Reading list disappearing as police protest program
Associated Press
February 18, 2002

SOUTH BEND, Ind. -- Library visitors wanting to read up on their rights if they are arrested might have trouble finding the books at the library -- police officers have checked dozens of them out.

Unhappy with an upcoming lecture and promotional display on the subject, several officers have checked out books they say encourage the belief that arrests are often racially motivated.

One of the books, Driving While Black, deals with racial profiling. Another details legal strategies to beat a traffic ticket.

"There's been a police officer in here every day taking everything off the display and checking them out," Donald Napoli, director of the St. Joseph County Public Library, told the South Bend Tribune for a story published Friday. "This borders on a form of censorship."

The sudden interest led Napoli to put a two-book limit on books in the display.

Before that took effect, Cpl. Ron Glon checked out five books from the display, including Driving While Black.

"When I set up the radar, it doesn't go off when a driver is black, and we don't let a white driver go," said Glon, a traffic officer.

But Glon said there was no organized effort by officers.

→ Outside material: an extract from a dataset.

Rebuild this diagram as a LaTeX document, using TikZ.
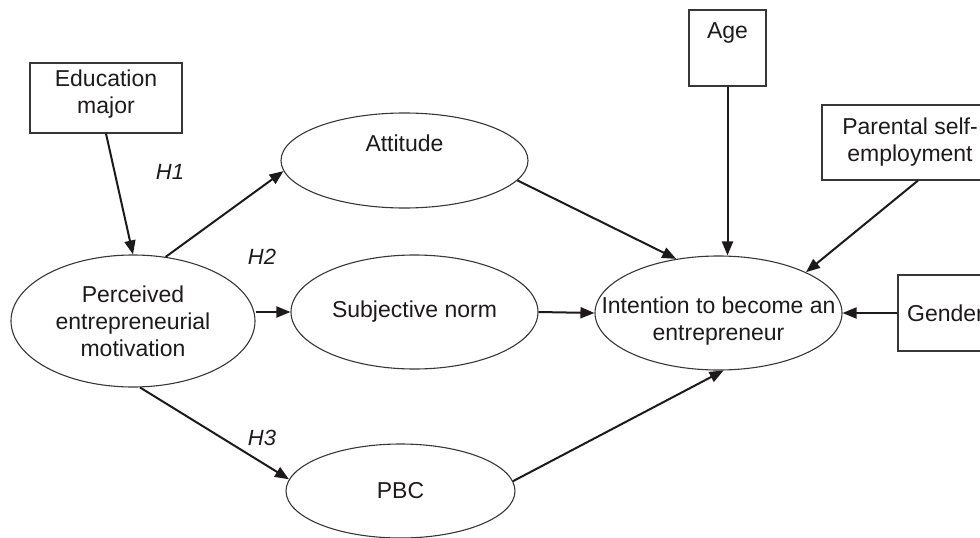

Napoli said the intent of this week's presentation by a local attorney was not to be confrontational, but to educate people about their rights. He also said the presentation was not directed toward South Bend police but seemed timely because of questions about racial profiling across the country.

"The presentation is about how the law works (and) how to work within the law and protect your rights," he said.

Police officers said the event would be more balanced if they had been invited to take part.

Several city police officers are likely to attend this week's program. A sign-up sheet posted near the officers' entrance at the police station Thursday had eight already committed to attending.